Question

The effective resistance of a circuit containing resistances in a parallel connection is:
  ${\text{A}}{\text{.}}$ equal to the sum of individual resistances
  ${\text{B}}{\text{.}}$ smaller than any of the individual resistances
  ${\text{C}}{\text{.}} $ greater than any of the individual resistances
  ${\text{D}}{\text{.}}$ sometimes greater and sometimes smaller than the individual resistances

Answer 1

Hint: To determine the effective resistance we consider a circuit with resistors in parallel connection having each individual resistance of some variable and then we find the effective resistance of the circuit using the definition of a parallel connection.
Formula Used:
Effective resistance - $\dfrac{1}{{{{\text{R}}_{\text{t}}}}} = \dfrac{1}{{{{\text{R}}_1}}} + \dfrac{1}{{{{\text{R}}_2}}} + \dfrac{1}{{{{\text{R}}_3}}}$

Complete Step-by-Step solution:
A parallel connection is when all the components are connected across each other’s leads. Every component is connected in an individual path, all the individual paths have no more than two sets of electrically common points no matter how many ever components the circuit has.
The current that flows in each path of a parallel connected circuit is not necessarily the same but the sum of currents flowing across each path is equal to the total current that flows from the source.
Let us consider a circuit with three different resistances connected in parallel as shown in the figure:

The total resistance of a parallel connection is given by the formula –
$\dfrac{1}{{{{\text{R}}_{\text{t}}}}} = \dfrac{1}{{{{\text{R}}_1}}} + \dfrac{1}{{{{\text{R}}_2}}} + \dfrac{1}{{{{\text{R}}_3}}}$, where ${{\text{R}}_{\text{t}}}$is the effective resistance of the circuit and ${{\text{R}}_1},{{\text{R}}_2}{\text{ and }}{{\text{R}}_3}$ are the individual resistances in the circuit.

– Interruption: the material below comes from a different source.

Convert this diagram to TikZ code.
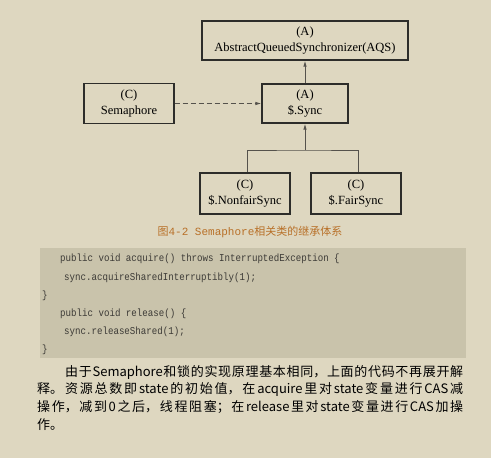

Now let us take some random values of ${{\text{R}}_1},{{\text{R}}_2}{\text{ and }}{{\text{R}}_3}$and find the effective resistance to compare it with the individual resistances and find the answer.
Let, ${{\text{R}}_1}$= 2Ω, ${{\text{R}}_2}$= 3Ω and ${{\text{R}}_3}$= 4Ω
Now the effective resistance ${{\text{R}}_{\text{t}}}$is:
$
   \Rightarrow \dfrac{1}{{{{\text{R}}_{\text{t}}}}} = \dfrac{1}{{{{\text{R}}_1}}} + \dfrac{1}{{{{\text{R}}_2}}} + \dfrac{1}{{{{\text{R}}_3}}} \\
   \Rightarrow \dfrac{1}{{{{\text{R}}_{\text{t}}}}} = \dfrac{1}{2} + \dfrac{1}{3} + \dfrac{1}{4} \\
   \Rightarrow \dfrac{1}{{{{\text{R}}_{\text{t}}}}} = \dfrac{{6 + 4 + 3}}{{12}} \\
   \Rightarrow \dfrac{1}{{{{\text{R}}_{\text{t}}}}} = \dfrac{{13}}{{12}} \\
   \Rightarrow {{\text{R}}_{\text{t}}} = \dfrac{{12}}{{13}} \\
$
On comparing with individual resistances we get, ${{\text{R}}_{\text{t}}} < {{\text{R}}_1},{\text{ }}{{\text{R}}_{\text{t}}} < {{\text{R}}_2}{\text{ and }}{{\text{R}}_{\text{t}}} < {{\text{R}}_3}$. The effective resistance is always less than any of the individual resistances.
Hence Option B is the correct answer.

Note – In order to answer this type of question the key is to know the formula of effective resistance in a parallel connection.
In a parallel connection even if one of the paths broke and is dysfunctional, current keeps flowing in all the remaining paths keeping them functional. This is one of the main reasons circuits are connected in parallel in daily life usage because several components can be independent of each other.
Parallel circuits are used in so many daily life examples like wiring lights in a building/house, use a charger to a mobile or plug anything to a supply etc.